##### Recorded data #####

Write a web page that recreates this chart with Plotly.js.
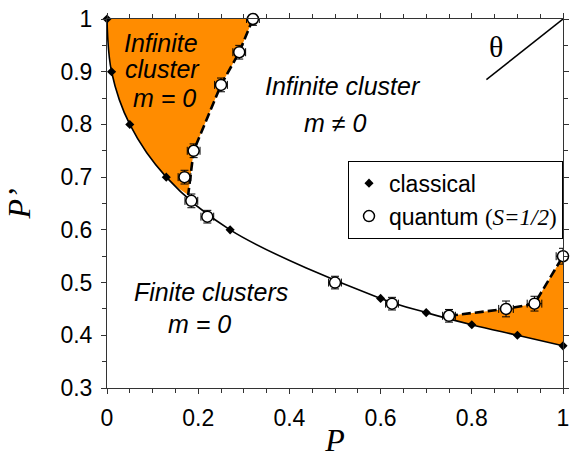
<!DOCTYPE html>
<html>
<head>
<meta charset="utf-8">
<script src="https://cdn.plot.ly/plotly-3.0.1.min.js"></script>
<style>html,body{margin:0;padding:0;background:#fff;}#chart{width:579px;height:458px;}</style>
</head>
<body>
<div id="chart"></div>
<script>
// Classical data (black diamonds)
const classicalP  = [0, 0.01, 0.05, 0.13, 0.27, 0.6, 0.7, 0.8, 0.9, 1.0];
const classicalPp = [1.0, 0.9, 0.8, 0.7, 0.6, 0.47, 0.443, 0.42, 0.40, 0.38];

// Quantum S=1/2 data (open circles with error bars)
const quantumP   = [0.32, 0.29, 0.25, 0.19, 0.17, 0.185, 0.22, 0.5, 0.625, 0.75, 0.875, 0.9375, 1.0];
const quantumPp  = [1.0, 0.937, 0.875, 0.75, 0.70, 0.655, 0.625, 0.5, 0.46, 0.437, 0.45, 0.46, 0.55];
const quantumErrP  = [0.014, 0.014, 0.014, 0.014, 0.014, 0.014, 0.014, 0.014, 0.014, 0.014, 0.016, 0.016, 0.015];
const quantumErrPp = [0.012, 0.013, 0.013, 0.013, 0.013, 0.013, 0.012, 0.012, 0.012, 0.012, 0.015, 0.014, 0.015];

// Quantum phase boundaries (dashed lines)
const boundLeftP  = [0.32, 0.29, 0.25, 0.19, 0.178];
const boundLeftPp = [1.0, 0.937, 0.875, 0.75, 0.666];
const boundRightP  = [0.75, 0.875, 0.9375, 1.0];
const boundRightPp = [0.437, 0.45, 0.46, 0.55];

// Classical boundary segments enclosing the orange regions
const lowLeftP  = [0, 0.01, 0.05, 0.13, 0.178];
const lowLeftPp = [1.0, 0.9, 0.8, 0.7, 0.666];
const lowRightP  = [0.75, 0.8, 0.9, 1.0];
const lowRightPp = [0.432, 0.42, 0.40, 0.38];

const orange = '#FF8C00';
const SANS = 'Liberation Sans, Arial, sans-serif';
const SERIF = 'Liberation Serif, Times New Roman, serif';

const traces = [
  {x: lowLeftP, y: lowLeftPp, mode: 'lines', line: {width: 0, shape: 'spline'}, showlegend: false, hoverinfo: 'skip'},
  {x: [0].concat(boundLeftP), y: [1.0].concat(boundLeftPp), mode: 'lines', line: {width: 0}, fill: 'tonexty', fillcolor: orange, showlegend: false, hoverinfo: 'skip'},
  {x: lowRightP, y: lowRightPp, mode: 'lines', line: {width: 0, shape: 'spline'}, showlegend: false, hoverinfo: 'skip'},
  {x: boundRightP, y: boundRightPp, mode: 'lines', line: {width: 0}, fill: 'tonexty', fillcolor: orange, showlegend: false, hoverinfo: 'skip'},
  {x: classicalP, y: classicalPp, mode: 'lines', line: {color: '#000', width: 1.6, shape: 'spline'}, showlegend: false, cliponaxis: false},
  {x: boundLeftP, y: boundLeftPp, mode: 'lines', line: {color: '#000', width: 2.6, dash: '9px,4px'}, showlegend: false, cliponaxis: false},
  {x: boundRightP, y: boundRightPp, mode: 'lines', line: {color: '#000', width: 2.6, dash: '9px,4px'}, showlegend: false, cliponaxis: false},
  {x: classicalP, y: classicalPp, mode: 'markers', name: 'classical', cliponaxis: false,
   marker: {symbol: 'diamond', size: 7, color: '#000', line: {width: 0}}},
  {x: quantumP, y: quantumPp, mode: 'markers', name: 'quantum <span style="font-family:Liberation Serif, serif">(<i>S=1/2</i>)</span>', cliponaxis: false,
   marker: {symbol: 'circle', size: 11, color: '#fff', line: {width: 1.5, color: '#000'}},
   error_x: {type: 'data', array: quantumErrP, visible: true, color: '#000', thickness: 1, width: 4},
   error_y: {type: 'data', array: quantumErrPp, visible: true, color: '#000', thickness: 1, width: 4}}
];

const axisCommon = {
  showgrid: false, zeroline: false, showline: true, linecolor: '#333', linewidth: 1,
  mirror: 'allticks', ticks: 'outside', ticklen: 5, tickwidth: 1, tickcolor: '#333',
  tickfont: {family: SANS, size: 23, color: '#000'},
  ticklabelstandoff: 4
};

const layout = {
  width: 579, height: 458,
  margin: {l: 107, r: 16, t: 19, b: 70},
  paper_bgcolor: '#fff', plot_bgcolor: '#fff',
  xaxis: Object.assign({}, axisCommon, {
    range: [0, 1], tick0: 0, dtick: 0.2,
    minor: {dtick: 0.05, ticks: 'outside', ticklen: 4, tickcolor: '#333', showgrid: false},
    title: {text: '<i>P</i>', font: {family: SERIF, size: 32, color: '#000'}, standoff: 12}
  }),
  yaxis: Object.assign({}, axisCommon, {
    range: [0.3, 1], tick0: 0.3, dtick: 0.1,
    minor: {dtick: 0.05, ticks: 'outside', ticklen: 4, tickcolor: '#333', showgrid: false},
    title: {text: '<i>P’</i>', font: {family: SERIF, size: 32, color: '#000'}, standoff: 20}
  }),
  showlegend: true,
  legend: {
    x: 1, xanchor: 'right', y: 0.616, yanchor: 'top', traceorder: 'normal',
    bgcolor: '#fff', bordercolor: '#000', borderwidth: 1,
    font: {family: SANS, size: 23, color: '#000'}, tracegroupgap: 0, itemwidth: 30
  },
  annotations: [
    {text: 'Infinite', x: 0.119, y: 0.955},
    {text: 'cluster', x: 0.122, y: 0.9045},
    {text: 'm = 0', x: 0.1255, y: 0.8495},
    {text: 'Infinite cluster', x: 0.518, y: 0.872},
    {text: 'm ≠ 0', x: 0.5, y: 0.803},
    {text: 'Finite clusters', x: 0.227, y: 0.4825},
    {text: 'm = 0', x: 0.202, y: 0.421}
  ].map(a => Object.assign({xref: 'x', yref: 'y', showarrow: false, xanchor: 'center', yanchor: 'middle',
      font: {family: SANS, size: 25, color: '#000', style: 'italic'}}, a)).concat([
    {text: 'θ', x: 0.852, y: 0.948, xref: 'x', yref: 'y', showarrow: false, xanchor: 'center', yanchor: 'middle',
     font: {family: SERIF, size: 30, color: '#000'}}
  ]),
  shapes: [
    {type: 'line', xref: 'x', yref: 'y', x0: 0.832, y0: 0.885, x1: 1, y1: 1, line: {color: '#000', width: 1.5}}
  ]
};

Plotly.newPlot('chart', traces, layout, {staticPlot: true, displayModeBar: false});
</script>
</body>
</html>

#####

* _Goal_: Retype each line of the listing above word for word. Exclude the pictures.

* _Complete response_:
Write a web page that recreates this chart with Plotly.js.
<!DOCTYPE html>
<html>
<head>
<meta charset="utf-8">
<script src="https://cdn.plot.ly/plotly-3.0.1.min.js"></script>
<style>html,body{margin:0;padding:0;background:#fff;}#chart{width:579px;height:458px;}</style>
</head>
<body>
<div id="chart"></div>
<script>
// Classical data (black diamonds)
const classicalP  = [0, 0.01, 0.05, 0.13, 0.27, 0.6, 0.7, 0.8, 0.9, 1.0];
const classicalPp = [1.0, 0.9, 0.8, 0.7, 0.6, 0.47, 0.443, 0.42, 0.40, 0.38];

// Quantum S=1/2 data (open circles with error bars)
const quantumP   = [0.32, 0.29, 0.25, 0.19, 0.17, 0.185, 0.22, 0.5, 0.625, 0.75, 0.875, 0.9375, 1.0];
const quantumPp  = [1.0, 0.937, 0.875, 0.75, 0.70, 0.655, 0.625, 0.5, 0.46, 0.437, 0.45, 0.46, 0.55];
const quantumErrP  = [0.014, 0.014, 0.014, 0.014, 0.014, 0.014, 0.014, 0.014, 0.014, 0.014, 0.016, 0.016, 0.015];
const quantumErrPp = [0.012, 0.013, 0.013, 0.013, 0.013, 0.013, 0.012, 0.012, 0.012, 0.012, 0.015, 0.014, 0.015];

// Quantum phase boundaries (dashed lines)
const boundLeftP  = [0.32, 0.29, 0.25, 0.19, 0.178];
const boundLeftPp = [1.0, 0.937, 0.875, 0.75, 0.666];
const boundRightP  = [0.75, 0.875, 0.9375, 1.0];
const boundRightPp = [0.437, 0.45, 0.46, 0.55];

// Classical boundary segments enclosing the orange regions
const lowLeftP  = [0, 0.01, 0.05, 0.13, 0.178];
const lowLeftPp = [1.0, 0.9, 0.8, 0.7, 0.666];
const lowRightP  = [0.75, 0.8, 0.9, 1.0];
const lowRightPp = [0.432, 0.42, 0.40, 0.38];

const orange = '#FF8C00';
const SANS = 'Liberation Sans, Arial, sans-serif';
const SERIF = 'Liberation Serif, Times New Roman, serif';

const traces = [
  {x: lowLeftP, y: lowLeftPp, mode: 'lines', line: {width: 0, shape: 'spline'}, showlegend: false, hoverinfo: 'skip'},
  {x: [0].concat(boundLeftP), y: [1.0].concat(boundLeftPp), mode: 'lines', line: {width: 0}, fill: 'tonexty', fillcolor: orange, showlegend: false, hoverinfo: 'skip'},
  {x: lowRightP, y: lowRightPp, mode: 'lines', line: {width: 0, shape: 'spline'}, showlegend: false, hoverinfo: 'skip'},
  {x: boundRightP, y: boundRightPp, mode: 'lines', line: {width: 0}, fill: 'tonexty', fillcolor: orange, showlegend: false, hoverinfo: 'skip'},
  {x: classicalP, y: classicalPp, mode: 'lines', line: {color: '#000', width: 1.6, shape: 'spline'}, showlegend: false, cliponaxis: false},
  {x: boundLeftP, y: boundLeftPp, mode: 'lines', line: {color: '#000', width: 2.6, dash: '9px,4px'}, showlegend: false, cliponaxis: false},
  {x: boundRightP, y: boundRightPp, mode: 'lines', line: {color: '#000', width: 2.6, dash: '9px,4px'}, showlegend: false, cliponaxis: false},
  {x: classicalP, y: classicalPp, mode: 'markers', name: 'classical', cliponaxis: false,
   marker: {symbol: 'diamond', size: 7, color: '#000', line: {width: 0}}},
  {x: quantumP, y: quantumPp, mode: 'markers', name: 'quantum <span style="font-family:Liberation Serif, serif">(<i>S=1/2</i>)</span>', cliponaxis: false,
   marker: {symbol: 'circle', size: 11, color: '#fff', line: {width: 1.5, color: '#000'}},
   error_x: {type: 'data', array: quantumErrP, visible: true, color: '#000', thickness: 1, width: 4},
   error_y: {type: 'data', array: quantumErrPp, visible: true, color: '#000', thickness: 1, width: 4}}
];

const axisCommon = {
  showgrid: false, zeroline: false, showline: true, linecolor: '#333', linewidth: 1,
  mirror: 'allticks', ticks: 'outside', ticklen: 5, tickwidth: 1, tickcolor: '#333',
  tickfont: {family: SANS, size: 23, color: '#000'},
  ticklabelstandoff: 4
};

const layout = {
  width: 579, height: 458,
  margin: {l: 107, r: 16, t: 19, b: 70},
  paper_bgcolor: '#fff', plot_bgcolor: '#fff',
  xaxis: Object.assign({}, axisCommon, {
    range: [0, 1], tick0: 0, dtick: 0.2,
    minor: {dtick: 0.05, ticks: 'outside', ticklen: 4, tickcolor: '#333', showgrid: false},
    title: {text: '<i>P</i>', font: {family: SERIF, size: 32, color: '#000'}, standoff: 12}
  }),
  yaxis: Object.assign({}, axisCommon, {
    range: [0.3, 1], tick0: 0.3, dtick: 0.1,
    minor: {dtick: 0.05, ticks: 'outside', ticklen: 4, tickcolor: '#333', showgrid: false},
    title: {text: '<i>P’</i>', font: {family: SERIF, size: 32, color: '#000'}, standoff: 20}
  }),
  showlegend: true,
  legend: {
    x: 1, xanchor: 'right', y: 0.616, yanchor: 'top', traceorder: 'normal',
    bgcolor: '#fff', bordercolor: '#000', borderwidth: 1,
    font: {family: SANS, size: 23, color: '#000'}, tracegroupgap: 0, itemwidth: 30
  },
  annotations: [
    {text: 'Infinite', x: 0.119, y: 0.955},
    {text: 'cluster', x: 0.122, y: 0.9045},
    {text: 'm = 0', x: 0.1255, y: 0.8495},
    {text: 'Infinite cluster', x: 0.518, y: 0.872},
    {text: 'm ≠ 0', x: 0.5, y: 0.803},
    {text: 'Finite clusters', x: 0.227, y: 0.4825},
    {text: 'm = 0', x: 0.202, y: 0.421}
  ].map(a => Object.assign({xref: 'x', yref: 'y', showarrow: false, xanchor: 'center', yanchor: 'middle',
      font: {family: SANS, size: 25, color: '#000', style: 'italic'}}, a)).concat([
    {text: 'θ', x: 0.852, y: 0.948, xref: 'x', yref: 'y', showarrow: false, xanchor: 'center', yanchor: 'middle',
     font: {family: SERIF, size: 30, color: '#000'}}
  ]),
  shapes: [
    {type: 'line', xref: 'x', yref: 'y', x0: 0.832, y0: 0.885, x1: 1, y1: 1, line: {color: '#000', width: 1.5}}
  ]
};

Plotly.newPlot('chart', traces, layout, {staticPlot: true, displayModeBar: false});
</script>
</body>
</html>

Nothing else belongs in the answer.